Dataset content:
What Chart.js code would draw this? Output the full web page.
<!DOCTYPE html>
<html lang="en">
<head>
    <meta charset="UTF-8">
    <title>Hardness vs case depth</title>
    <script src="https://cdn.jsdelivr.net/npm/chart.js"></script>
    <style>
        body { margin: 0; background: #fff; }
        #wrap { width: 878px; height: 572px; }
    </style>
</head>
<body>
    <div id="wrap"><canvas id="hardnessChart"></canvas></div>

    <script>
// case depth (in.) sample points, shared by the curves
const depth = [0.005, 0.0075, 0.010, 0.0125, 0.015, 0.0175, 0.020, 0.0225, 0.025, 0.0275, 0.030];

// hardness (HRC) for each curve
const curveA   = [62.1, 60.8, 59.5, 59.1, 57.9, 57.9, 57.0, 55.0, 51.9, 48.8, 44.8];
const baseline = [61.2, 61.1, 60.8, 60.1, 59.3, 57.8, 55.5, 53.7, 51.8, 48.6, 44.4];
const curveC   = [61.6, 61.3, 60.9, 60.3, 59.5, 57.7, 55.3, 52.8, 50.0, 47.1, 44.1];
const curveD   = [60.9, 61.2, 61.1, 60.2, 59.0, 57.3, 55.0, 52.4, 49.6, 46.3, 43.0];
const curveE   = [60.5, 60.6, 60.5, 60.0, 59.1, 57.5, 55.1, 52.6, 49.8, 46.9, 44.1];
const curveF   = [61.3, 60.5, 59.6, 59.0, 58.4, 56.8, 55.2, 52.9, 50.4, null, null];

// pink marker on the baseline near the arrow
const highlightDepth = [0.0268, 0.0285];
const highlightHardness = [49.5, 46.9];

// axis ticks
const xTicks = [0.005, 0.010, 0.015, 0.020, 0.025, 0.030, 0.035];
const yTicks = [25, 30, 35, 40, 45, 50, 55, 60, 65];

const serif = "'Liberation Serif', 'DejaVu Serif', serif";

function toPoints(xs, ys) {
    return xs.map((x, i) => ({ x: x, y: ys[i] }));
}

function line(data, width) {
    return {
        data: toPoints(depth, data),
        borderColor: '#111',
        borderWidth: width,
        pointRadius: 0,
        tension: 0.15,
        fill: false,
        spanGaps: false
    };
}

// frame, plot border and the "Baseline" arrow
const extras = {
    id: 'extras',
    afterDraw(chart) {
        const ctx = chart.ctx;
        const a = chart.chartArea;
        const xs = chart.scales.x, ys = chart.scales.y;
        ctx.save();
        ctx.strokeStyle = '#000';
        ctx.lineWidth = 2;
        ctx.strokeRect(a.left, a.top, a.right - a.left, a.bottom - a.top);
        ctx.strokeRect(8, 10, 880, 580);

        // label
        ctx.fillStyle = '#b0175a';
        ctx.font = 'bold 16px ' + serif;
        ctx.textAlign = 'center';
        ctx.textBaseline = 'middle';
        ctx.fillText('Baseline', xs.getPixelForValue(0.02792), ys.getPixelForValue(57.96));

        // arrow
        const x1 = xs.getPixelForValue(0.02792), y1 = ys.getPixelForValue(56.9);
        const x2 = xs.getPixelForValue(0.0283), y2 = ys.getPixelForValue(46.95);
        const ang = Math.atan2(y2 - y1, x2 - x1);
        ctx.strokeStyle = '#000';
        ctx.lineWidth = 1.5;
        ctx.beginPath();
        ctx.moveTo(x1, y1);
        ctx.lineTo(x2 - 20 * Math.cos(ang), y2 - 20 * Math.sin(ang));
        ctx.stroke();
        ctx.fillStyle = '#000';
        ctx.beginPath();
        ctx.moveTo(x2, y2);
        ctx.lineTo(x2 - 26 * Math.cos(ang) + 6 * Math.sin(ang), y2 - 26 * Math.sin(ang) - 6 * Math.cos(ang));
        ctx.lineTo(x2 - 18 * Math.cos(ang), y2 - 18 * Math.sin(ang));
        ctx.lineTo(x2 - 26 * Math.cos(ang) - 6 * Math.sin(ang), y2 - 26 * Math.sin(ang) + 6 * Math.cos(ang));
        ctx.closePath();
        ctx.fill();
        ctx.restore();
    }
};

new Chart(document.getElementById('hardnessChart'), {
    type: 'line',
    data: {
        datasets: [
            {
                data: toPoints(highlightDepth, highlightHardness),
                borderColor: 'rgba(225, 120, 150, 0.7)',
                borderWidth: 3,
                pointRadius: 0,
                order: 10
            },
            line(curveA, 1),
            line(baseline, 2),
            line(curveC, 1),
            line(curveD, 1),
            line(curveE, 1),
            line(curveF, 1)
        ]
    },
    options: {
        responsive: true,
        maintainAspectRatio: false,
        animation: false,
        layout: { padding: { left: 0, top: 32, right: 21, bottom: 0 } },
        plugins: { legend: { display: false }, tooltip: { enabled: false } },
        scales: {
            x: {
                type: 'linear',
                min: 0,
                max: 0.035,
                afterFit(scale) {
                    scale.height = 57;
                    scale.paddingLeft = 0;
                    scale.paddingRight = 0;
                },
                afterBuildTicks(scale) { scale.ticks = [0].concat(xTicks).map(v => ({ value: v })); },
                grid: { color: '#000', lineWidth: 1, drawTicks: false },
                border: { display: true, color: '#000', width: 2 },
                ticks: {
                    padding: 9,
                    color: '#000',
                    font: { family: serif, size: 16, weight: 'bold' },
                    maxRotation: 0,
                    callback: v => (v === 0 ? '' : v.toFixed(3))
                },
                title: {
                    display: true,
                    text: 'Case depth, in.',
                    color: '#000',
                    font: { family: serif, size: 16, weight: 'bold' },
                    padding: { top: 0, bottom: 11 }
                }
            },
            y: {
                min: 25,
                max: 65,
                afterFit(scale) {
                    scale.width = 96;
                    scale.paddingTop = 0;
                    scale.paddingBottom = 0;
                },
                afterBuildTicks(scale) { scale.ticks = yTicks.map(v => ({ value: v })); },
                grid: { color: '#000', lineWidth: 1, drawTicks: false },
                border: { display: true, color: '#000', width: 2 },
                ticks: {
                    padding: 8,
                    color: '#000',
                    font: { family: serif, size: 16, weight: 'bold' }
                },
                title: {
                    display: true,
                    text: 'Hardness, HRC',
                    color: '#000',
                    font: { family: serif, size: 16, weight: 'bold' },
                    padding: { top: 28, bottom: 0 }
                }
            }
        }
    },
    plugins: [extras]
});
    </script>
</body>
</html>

Given task: Print again each line of the listing above, exactly as it appears.

Output for this task:
What Chart.js code would draw this? Output the full web page.
<!DOCTYPE html>
<html lang="en">
<head>
    <meta charset="UTF-8">
    <title>Hardness vs case depth</title>
    <script src="https://cdn.jsdelivr.net/npm/chart.js"></script>
    <style>
        body { margin: 0; background: #fff; }
        #wrap { width: 878px; height: 572px; }
    </style>
</head>
<body>
    <div id="wrap"><canvas id="hardnessChart"></canvas></div>

    <script>
// case depth (in.) sample points, shared by the curves
const depth = [0.005, 0.0075, 0.010, 0.0125, 0.015, 0.0175, 0.020, 0.0225, 0.025, 0.0275, 0.030];

// hardness (HRC) for each curve
const curveA   = [62.1, 60.8, 59.5, 59.1, 57.9, 57.9, 57.0, 55.0, 51.9, 48.8, 44.8];
const baseline = [61.2, 61.1, 60.8, 60.1, 59.3, 57.8, 55.5, 53.7, 51.8, 48.6, 44.4];
const curveC   = [61.6, 61.3, 60.9, 60.3, 59.5, 57.7, 55.3, 52.8, 50.0, 47.1, 44.1];
const curveD   = [60.9, 61.2, 61.1, 60.2, 59.0, 57.3, 55.0, 52.4, 49.6, 46.3, 43.0];
const curveE   = [60.5, 60.6, 60.5, 60.0, 59.1, 57.5, 55.1, 52.6, 49.8, 46.9, 44.1];
const curveF   = [61.3, 60.5, 59.6, 59.0, 58.4, 56.8, 55.2, 52.9, 50.4, null, null];

// pink marker on the baseline near the arrow
const highlightDepth = [0.0268, 0.0285];
const highlightHardness = [49.5, 46.9];

// axis ticks
const xTicks = [0.005, 0.010, 0.015, 0.020, 0.025, 0.030, 0.035];
const yTicks = [25, 30, 35, 40, 45, 50, 55, 60, 65];

const serif = "'Liberation Serif', 'DejaVu Serif', serif";

function toPoints(xs, ys) {
    return xs.map((x, i) => ({ x: x, y: ys[i] }));
}

function line(data, width) {
    return {
        data: toPoints(depth, data),
        borderColor: '#111',
        borderWidth: width,
        pointRadius: 0,
        tension: 0.15,
        fill: false,
        spanGaps: false
    };
}

// frame, plot border and the "Baseline" arrow
const extras = {
    id: 'extras',
    afterDraw(chart) {
        const ctx = chart.ctx;
        const a = chart.chartArea;
        const xs = chart.scales.x, ys = chart.scales.y;
        ctx.save();
        ctx.strokeStyle = '#000';
        ctx.lineWidth = 2;
        ctx.strokeRect(a.left, a.top, a.right - a.left, a.bottom - a.top);
        ctx.strokeRect(8, 10, 880, 580);

        // label
        ctx.fillStyle = '#b0175a';
        ctx.font = 'bold 16px ' + serif;
        ctx.textAlign = 'center';
        ctx.textBaseline = 'middle';
        ctx.fillText('Baseline', xs.getPixelForValue(0.02792), ys.getPixelForValue(57.96));

        // arrow
        const x1 = xs.getPixelForValue(0.02792), y1 = ys.getPixelForValue(56.9);
        const x2 = xs.getPixelForValue(0.0283), y2 = ys.getPixelForValue(46.95);
        const ang = Math.atan2(y2 - y1, x2 - x1);
        ctx.strokeStyle = '#000';
        ctx.lineWidth = 1.5;
        ctx.beginPath();
        ctx.moveTo(x1, y1);
        ctx.lineTo(x2 - 20 * Math.cos(ang), y2 - 20 * Math.sin(ang));
        ctx.stroke();
        ctx.fillStyle = '#000';
        ctx.beginPath();
        ctx.moveTo(x2, y2);
        ctx.lineTo(x2 - 26 * Math.cos(ang) + 6 * Math.sin(ang), y2 - 26 * Math.sin(ang) - 6 * Math.cos(ang));
        ctx.lineTo(x2 - 18 * Math.cos(ang), y2 - 18 * Math.sin(ang));
        ctx.lineTo(x2 - 26 * Math.cos(ang) - 6 * Math.sin(ang), y2 - 26 * Math.sin(ang) + 6 * Math.cos(ang));
        ctx.closePath();
        ctx.fill();
        ctx.restore();
    }
};

new Chart(document.getElementById('hardnessChart'), {
    type: 'line',
    data: {
        datasets: [
            {
                data: toPoints(highlightDepth, highlightHardness),
                borderColor: 'rgba(225, 120, 150, 0.7)',
                borderWidth: 3,
                pointRadius: 0,
                order: 10
            },
            line(curveA, 1),
            line(baseline, 2),
            line(curveC, 1),
            line(curveD, 1),
            line(curveE, 1),
            line(curveF, 1)
        ]
    },
    options: {
        responsive: true,
        maintainAspectRatio: false,
        animation: false,
        layout: { padding: { left: 0, top: 32, right: 21, bottom: 0 } },
        plugins: { legend: { display: false }, tooltip: { enabled: false } },
        scales: {
            x: {
                type: 'linear',
                min: 0,
                max: 0.035,
                afterFit(scale) {
                    scale.height = 57;
                    scale.paddingLeft = 0;
                    scale.paddingRight = 0;
                },
                afterBuildTicks(scale) { scale.ticks = [0].concat(xTicks).map(v => ({ value: v })); },
                grid: { color: '#000', lineWidth: 1, drawTicks: false },
                border: { display: true, color: '#000', width: 2 },
                ticks: {
                    padding: 9,
                    color: '#000',
                    font: { family: serif, size: 16, weight: 'bold' },
                    maxRotation: 0,
                    callback: v => (v === 0 ? '' : v.toFixed(3))
                },
                title: {
                    display: true,
                    text: 'Case depth, in.',
                    color: '#000',
                    font: { family: serif, size: 16, weight: 'bold' },
                    padding: { top: 0, bottom: 11 }
                }
            },
            y: {
                min: 25,
                max: 65,
                afterFit(scale) {
                    scale.width = 96;
                    scale.paddingTop = 0;
                    scale.paddingBottom = 0;
                },
                afterBuildTicks(scale) { scale.ticks = yTicks.map(v => ({ value: v })); },
                grid: { color: '#000', lineWidth: 1, drawTicks: false },
                border: { display: true, color: '#000', width: 2 },
                ticks: {
                    padding: 8,
                    color: '#000',
                    font: { family: serif, size: 16, weight: 'bold' }
                },
                title: {
                    display: true,
                    text: 'Hardness, HRC',
                    color: '#000',
                    font: { family: serif, size: 16, weight: 'bold' },
                    padding: { top: 28, bottom: 0 }
                }
            }
        }
    },
    plugins: [extras]
});
    </script>
</body>
</html>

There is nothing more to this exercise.